Sport! What happened to you? You used to be so much fun! And, as far as advertising was concerned, a bit of an easy win, particularly where major global competitions were involved. A big brand, a healthy chunk of cash, a vaguely inclusive and upbeat campaign and some fun slebs chucked in, if you were lucky. It all added up to a shoo-in for at least two or three bronzes on the award circuit. Even the dullest of sectors could get a bit playful when it came into contact with some sponsorship pixie dust. It was brilliant. And then… well… Fifa-ggedon happened and everything changed.
Last week’s high profile arrest of several Fifa executives and the ensuing revelations of corruption and bribery have certainly tainted the world of major sporting events. Although it’s unfolded with all the well-paced twists, turns and amorality of a House of Cards box set and thus been quite fun to watch from afar, it has been a disaster for brand marketers and advertisers. Sports marketing execs are amongst those who were fingered in the initial round of arrests. Sponsors’ logos were displayed, rather embarrassingly, on the official press release from Fifa in response to the arrests. Even non-official sponsors have been implicated in the investigations (cough cough ‘Sportswear Company A’). Nervy sponsors quickly issued concerned-but-tepid press releases and they came under pressure to withdraw their sponsorship.
Scandalous though the revelations have been, surprising they are not. Fifa’s dubious practices have been ‘a truth universally acknowledged’ for years, flaunted with the disdainful indiscretion of the untouchable. And Fifa isn’t even the only sporting organisation that has dragged its sponsors into a quagmire of disgrace in recent years; brands like McDonald’s and Coca-Cola found themselves on the receiving end of public ire during the Sochi Winter Olympics, thanks to Russia’s draconian track record on LGBT rights.

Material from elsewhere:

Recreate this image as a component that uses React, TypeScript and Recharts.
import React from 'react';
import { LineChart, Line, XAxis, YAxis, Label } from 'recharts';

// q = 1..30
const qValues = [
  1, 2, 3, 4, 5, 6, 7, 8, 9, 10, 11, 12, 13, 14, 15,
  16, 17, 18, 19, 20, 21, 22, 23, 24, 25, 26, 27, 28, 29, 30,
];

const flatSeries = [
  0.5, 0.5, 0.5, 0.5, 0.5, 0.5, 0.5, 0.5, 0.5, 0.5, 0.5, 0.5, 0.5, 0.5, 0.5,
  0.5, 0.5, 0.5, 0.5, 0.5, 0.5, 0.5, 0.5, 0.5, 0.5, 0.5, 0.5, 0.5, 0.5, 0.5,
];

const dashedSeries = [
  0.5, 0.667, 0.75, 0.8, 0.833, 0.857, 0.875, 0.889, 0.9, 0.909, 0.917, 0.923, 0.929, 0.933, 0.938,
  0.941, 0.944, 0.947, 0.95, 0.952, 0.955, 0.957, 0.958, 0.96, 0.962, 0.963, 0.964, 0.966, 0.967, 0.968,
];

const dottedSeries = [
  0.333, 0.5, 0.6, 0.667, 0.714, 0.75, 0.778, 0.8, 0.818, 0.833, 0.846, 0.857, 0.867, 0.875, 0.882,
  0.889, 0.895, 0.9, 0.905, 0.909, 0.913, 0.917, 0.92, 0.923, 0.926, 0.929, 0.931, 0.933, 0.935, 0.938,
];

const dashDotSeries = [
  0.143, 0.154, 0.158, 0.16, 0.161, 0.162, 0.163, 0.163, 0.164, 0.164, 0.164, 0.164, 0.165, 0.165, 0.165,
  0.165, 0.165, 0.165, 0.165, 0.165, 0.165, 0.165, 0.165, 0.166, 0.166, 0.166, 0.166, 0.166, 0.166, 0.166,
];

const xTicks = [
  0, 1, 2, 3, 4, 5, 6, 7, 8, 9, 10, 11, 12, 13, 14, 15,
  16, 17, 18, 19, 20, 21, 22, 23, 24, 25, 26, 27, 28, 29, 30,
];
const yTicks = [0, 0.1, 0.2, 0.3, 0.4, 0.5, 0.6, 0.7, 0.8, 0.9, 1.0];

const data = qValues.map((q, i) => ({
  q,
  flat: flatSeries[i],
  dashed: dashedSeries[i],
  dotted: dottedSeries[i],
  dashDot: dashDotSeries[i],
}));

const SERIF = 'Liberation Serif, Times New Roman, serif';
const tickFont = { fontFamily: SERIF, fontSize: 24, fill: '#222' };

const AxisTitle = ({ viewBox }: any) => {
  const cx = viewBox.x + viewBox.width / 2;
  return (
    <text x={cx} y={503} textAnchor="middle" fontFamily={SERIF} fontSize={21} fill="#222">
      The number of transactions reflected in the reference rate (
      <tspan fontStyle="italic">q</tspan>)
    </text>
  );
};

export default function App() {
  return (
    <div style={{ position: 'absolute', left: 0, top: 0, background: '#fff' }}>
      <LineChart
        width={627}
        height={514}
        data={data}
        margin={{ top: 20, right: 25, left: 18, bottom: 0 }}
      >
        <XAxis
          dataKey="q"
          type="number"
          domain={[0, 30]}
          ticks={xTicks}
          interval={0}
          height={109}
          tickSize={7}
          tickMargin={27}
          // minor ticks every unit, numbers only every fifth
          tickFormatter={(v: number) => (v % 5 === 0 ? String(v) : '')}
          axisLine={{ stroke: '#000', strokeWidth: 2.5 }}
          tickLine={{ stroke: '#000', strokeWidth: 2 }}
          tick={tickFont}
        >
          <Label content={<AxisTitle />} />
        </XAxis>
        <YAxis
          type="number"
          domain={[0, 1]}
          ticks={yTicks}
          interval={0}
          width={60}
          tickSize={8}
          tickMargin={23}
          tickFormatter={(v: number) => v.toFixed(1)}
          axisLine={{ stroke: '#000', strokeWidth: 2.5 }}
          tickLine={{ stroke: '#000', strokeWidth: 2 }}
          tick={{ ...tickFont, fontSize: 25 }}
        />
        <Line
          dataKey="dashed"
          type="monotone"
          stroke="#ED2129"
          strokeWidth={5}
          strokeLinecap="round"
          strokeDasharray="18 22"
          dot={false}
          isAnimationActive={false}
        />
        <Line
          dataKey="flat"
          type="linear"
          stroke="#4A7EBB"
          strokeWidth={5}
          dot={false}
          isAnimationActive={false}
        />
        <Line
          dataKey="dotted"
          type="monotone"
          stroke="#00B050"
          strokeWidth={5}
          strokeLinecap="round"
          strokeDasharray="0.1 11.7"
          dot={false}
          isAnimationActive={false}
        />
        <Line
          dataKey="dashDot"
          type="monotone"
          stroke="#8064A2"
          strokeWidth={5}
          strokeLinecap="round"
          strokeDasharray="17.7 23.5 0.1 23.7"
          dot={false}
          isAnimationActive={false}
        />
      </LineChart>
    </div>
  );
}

Until now, these concerns didn’t seem to put much of a dampener on exuberant sponsorship activities and expensive advertising campaigns. However, unlike the guddle of Brazil’s World Cup last year and the horrendous human rights abuses documented in Qatar, this past week’s news has been impossible for advertisers to politely ignore (you’ve just got to love the corporate world’s priorities, right?). You can’t look the other way when the Feds are lurking.
I’m curious to know how all this is going to play out in the advertising industry. Trying to find adlanders willing to talk publically about the scandal was as difficult as trying to find Sepp Blatter’s moral fibres. One response that did elicit a chuckle was DawsonPickering’s Blatter Ball tweet – a football bearing the visage of the disgraced president (ex-president? Ex-president-to-be? I can't keep up. Sponsors must have been cracking out the party poppers when Blatter announced his resignation... and then packed them away again when it emerged that he'd be hanging around until at least December). Who could resist the chance to give Blatter a boot in the face?

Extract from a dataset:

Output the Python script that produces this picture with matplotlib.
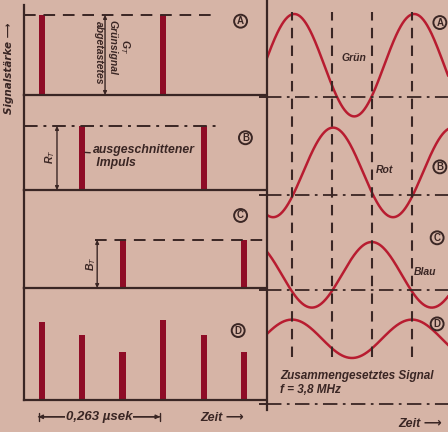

I reckon it’s going to be a hot topic of conversation down at this year’s Cannes. Oh, we won’t be yelling about it and I can’t see it being debated on the main stage in the Palais but it will be there, if you listen for it, in the snidey sideways mutters and the rosé-fuelled hubbub of the Carlton Terrace.
Last year you couldn’t make it half way down the Croisette without stumbling across an inter-agency 5-a-side football match or a World Cup screening. We had, collectively, gone a bit World Cup crazy. I get the feeling that this year any mention of the beautiful game might be a tad more circumspect.
I feel sympathy with the agencies and production companies who were hoping to harvest a crop of trophies on the back of their World Cup 2014 work. If the Fifa scandal doesn’t plant an unconscious bias in the minds of the juries, the celebrations around any winning work will probably be markedly low key, particularly at a client level. There were some really exceptional pieces of advertising that came out around Brazil 2014 that showcase ingenuity, creativity and craftsmanship. But on the other hand, the industry can’t pretend as if nothing has happened.
I think we need to talk about it openly. The sustainability/advertising for good green wagon rumbles on but no number of Glass Lions and White Pencils and pro-bono charity projects should distract us from the very real fact that some of the highest-paying gigs in the business carry the association with high level corruption or, at the very least, dubious business practices. Richard Branson laid it out last week when he said, “Sponsorship money has played a major role in enabling and sustaining this corrupt system for decades, it seems. I couldn’t think of a greater risk to any brand than being described as complicit in what really looks like organized crime.”
There are ethical questions to be asked, sure, but it’s also one of the biggest brand communications headaches. Working with World Cup sponsors is going to become a hell of a lot more complicated.
Like I said, sport, you used to be fun.